There were of course a million ways that any plane crash might have been avoided, but people seemed to consider only a few of them. There were patterns in the fantasies that people created to undo his nephew’s tragedy, and they resembled patterns in the alternative versions of his own life that played out in Danny’s mind.

Soon after his arrival in Vancouver, Danny asked Amos to send him any notes that he’d kept from their discussions about regret. In Jerusalem they’d spent more than a year talking about the rules of regret. They’d been interested chiefly in people’s anticipation of the unpleasant emotion, and how this anticipation might alter the choices they made. Now Danny wanted to explore regret, and other emotions, from the opposite direction. He wanted to study how people undid events that had already happened. Both he and Amos could see how such a study might feed into their work on both judgment and decision making. “There is nothing in the framework of decision theory that would prohibit the assignment of utilities to states of frustrated hope, relief or regret, if these are identified as important aspects of the experience of consequences,” they wrote, in what amounted to a memo to themselves. “However, there is a reason to suspect a major bias against the acknowledgment of the true impact of such states on experience. . . . It is expected of mature individuals that they should feel the pain or pleasure that is appropriate to the circumstances without undue contamination by unrealized possibilities.”

Danny now had an idea that there might be a fourth heuristic—to add to availability, representativeness, and anchoring. “The simulation heuristic,” he’d eventually call it, and it was all about the power of unrealized possibilities to contaminate people’s minds. As they moved through the world, people ran simulations of the future. What if I say what I think instead of pretending to agree? What if they hit it to me and the grounder goes through my legs? What happens if I say no to his proposal instead of yes? They based their judgments and decisions in part on these imagined scenarios. And yet not all scenarios were equally easy to imagine; they were constrained, much in the way that people’s minds seemed constrained when they “undid” some tragedy. Discover the mental rules that the mind obeyed when it undid events after they had occurred and you might find, in the bargain, how it simulated reality before it occurred.

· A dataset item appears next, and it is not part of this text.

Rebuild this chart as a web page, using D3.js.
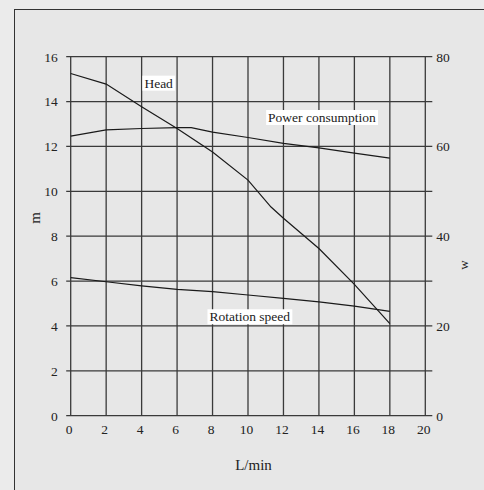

Alone in Vancouver, Danny was gripped by his new interest in the distance between worlds—the world that existed and worlds that might have come to pass but never did. Much of the work he and Amos had done was about finding structure where no one had ever thought to look for it. Here was another chance to do that. He wanted to investigate how people created alternatives to reality by undoing reality. He wanted, in short, to discover the rules of the imagination.

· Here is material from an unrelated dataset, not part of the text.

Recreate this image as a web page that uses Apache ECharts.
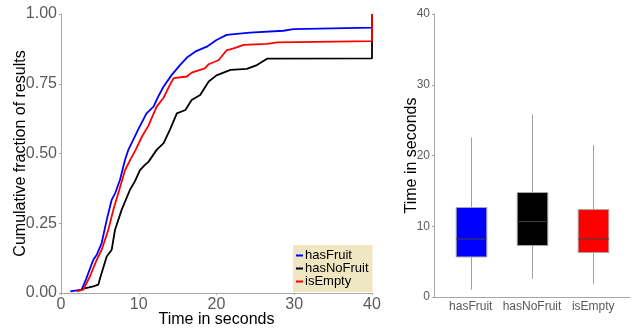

With one eye on a prickly colleague in his new department named Richard Tees, Danny sat down and created a vignette for a new experiment:

Mr. Crane and Mr. Tees are scheduled to leave the airport on different flights, at the same time. They traveled from town in the same limousine, were caught in the same traffic jam, and arrived at the airport thirty minutes after the scheduled departure time of their flights.

Mr. Crane is told that his flight left on time.

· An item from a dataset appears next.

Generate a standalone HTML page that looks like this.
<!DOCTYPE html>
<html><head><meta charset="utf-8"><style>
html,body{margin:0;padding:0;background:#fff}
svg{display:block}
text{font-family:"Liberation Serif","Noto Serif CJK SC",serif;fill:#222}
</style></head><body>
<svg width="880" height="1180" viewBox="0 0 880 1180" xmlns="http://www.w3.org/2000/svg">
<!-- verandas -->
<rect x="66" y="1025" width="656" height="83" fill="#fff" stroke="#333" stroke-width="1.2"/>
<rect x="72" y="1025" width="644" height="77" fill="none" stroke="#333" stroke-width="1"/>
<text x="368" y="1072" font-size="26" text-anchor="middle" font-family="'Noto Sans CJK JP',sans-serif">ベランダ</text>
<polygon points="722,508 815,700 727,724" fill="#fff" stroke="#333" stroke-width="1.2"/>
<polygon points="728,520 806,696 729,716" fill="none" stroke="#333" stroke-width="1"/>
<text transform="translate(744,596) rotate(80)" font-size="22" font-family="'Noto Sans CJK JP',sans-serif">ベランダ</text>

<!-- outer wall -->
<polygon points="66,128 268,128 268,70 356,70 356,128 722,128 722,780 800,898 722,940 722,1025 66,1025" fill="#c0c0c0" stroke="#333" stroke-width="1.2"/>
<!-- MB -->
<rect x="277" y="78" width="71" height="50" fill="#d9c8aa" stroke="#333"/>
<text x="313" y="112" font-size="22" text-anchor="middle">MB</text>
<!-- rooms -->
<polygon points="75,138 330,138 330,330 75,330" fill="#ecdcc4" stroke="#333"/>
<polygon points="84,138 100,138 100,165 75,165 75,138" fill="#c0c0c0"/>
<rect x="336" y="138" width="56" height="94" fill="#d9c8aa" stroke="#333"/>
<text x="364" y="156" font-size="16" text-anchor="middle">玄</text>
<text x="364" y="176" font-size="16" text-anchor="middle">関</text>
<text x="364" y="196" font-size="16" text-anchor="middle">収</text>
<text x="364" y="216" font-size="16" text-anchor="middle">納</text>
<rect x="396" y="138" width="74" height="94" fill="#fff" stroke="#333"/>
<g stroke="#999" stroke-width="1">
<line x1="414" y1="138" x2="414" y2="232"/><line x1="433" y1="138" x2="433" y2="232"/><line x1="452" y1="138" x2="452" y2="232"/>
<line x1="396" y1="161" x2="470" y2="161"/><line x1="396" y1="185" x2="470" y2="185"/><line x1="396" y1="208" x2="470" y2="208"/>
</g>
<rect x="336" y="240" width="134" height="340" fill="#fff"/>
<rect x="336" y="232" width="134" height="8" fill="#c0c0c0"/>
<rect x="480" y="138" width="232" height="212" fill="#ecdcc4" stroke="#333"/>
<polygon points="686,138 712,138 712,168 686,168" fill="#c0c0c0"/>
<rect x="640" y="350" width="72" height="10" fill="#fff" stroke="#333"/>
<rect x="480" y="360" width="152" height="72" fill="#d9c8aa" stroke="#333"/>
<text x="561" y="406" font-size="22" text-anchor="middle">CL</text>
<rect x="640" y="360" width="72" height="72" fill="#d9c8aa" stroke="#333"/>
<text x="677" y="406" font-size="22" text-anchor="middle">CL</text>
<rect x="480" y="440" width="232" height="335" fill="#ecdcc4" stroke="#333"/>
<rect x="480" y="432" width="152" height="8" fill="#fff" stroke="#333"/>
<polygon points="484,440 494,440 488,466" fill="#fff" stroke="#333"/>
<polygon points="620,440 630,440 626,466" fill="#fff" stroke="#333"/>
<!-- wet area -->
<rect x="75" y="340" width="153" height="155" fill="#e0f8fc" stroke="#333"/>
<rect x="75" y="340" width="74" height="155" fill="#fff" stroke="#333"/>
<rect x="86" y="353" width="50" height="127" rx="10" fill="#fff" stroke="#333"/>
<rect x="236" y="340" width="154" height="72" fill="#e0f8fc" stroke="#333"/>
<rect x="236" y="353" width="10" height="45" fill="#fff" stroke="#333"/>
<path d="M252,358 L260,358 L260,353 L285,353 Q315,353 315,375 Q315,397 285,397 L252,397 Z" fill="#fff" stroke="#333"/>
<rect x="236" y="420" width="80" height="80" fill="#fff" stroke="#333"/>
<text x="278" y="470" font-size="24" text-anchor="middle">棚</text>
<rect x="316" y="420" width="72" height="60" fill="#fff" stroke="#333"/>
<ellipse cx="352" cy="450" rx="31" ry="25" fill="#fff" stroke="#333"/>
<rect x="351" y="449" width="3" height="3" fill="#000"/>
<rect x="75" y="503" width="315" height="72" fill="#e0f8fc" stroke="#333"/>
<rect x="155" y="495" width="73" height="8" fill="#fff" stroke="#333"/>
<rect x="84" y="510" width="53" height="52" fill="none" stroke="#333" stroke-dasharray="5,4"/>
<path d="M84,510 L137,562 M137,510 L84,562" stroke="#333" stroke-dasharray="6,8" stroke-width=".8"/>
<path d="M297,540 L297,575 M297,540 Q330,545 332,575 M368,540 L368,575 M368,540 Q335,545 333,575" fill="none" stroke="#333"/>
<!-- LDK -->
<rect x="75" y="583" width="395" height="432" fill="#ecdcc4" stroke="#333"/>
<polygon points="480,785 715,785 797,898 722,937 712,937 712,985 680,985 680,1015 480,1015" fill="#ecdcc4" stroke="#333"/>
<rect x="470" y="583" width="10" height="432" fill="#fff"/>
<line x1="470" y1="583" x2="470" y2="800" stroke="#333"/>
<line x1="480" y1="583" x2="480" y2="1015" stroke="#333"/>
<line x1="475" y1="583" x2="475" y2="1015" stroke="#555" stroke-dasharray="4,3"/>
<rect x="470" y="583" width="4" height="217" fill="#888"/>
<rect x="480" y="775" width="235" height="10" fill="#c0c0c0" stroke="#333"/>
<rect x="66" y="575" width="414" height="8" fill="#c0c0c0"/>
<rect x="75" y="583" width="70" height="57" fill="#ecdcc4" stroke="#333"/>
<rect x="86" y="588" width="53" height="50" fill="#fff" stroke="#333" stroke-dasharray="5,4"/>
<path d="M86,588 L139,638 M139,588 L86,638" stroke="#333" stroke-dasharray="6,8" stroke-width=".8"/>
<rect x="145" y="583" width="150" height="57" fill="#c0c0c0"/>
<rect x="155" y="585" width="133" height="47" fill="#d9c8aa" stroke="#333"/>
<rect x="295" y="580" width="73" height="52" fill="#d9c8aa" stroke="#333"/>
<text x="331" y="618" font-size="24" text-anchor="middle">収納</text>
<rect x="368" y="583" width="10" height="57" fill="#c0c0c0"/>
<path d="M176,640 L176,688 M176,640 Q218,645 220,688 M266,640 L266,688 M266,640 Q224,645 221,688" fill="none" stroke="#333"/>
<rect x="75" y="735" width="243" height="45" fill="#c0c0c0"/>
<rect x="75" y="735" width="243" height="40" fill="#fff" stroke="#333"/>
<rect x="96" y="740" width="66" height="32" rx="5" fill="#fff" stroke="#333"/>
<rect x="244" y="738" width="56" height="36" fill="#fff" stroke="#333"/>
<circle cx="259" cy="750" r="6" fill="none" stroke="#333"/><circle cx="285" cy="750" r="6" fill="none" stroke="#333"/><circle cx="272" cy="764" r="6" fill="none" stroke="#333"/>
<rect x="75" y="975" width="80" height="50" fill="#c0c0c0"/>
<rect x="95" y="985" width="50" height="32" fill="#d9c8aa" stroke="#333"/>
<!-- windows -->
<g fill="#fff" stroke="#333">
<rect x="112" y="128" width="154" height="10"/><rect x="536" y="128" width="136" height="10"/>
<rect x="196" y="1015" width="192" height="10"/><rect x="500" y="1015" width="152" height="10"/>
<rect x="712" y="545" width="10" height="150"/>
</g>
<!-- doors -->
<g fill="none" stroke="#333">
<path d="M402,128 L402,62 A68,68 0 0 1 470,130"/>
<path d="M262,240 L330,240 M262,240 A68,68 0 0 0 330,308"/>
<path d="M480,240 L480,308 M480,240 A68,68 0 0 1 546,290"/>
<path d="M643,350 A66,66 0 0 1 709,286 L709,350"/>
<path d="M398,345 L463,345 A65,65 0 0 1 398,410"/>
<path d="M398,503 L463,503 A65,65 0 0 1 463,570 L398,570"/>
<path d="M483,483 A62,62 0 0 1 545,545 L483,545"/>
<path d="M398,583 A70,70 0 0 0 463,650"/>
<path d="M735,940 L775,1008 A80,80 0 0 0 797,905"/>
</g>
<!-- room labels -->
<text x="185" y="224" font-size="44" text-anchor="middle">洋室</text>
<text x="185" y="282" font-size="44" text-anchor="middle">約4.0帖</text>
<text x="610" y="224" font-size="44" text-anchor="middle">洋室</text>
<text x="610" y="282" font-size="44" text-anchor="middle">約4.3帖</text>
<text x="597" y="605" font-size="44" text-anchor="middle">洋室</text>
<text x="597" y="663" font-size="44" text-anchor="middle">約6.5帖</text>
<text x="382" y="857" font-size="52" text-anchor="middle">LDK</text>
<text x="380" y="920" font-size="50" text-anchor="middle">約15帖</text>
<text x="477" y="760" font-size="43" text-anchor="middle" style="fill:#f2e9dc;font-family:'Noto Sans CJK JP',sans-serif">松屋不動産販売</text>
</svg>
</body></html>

Mr. Tees is told that his flight was delayed, and just left five minutes ago.

Who is more upset?

The situation of the two men was identical. Both expected to miss their planes and both had. And yet 96 percent of the subjects to whom Danny put the question said that Mr. Tees was more upset. Everyone seemed to understand that reality wasn’t the only source of frustration. The emotion was also fed by its proximity to another reality—how “close” Mr. Tees came to making his flight. “The only reason for Mr. Tees to be more upset is that it was more ‘possible’ for him to reach his flight,” Danny wrote, in notes for a talk on the subject. “There is an Alice-in-Wonderland quality to such examples, with their odd mixture of fantasy and reality. If Mr. Crane is capable of imagining unicorns—and we expect he is—why does he find it relatively difficult to imagine himself avoiding a thirty-minute delay, as we suggest he does? Evidently there are constraints on the freedom of fantasy.”

It was those constraints that Danny set out to investigate. He wanted to understand better what he was now calling “counterfactual emotions,” or the feelings that spurred people’s minds to spin alternative realities in order to avoid the pain of the emotion. Regret was the most obvious counterfactual emotion, but frustration and envy shared regret’s essential trait. “The emotions of unrealized possibility,” Danny called them, in a letter to Amos. These emotions could be described using simple math. Their intensity, Danny wrote, was a product of two variables: “the desirability of the alternative” and “the possibility of the alternative.” Experiences that led to regret and frustration were not always easy to undo. Frustrated people needed to undo some feature of their environment, while regretful people needed to undo their own actions. “The basic rules of undoing, however, apply alike to frustration and regret,” he wrote. “They require a more or less plausible path leading to the alternative state.”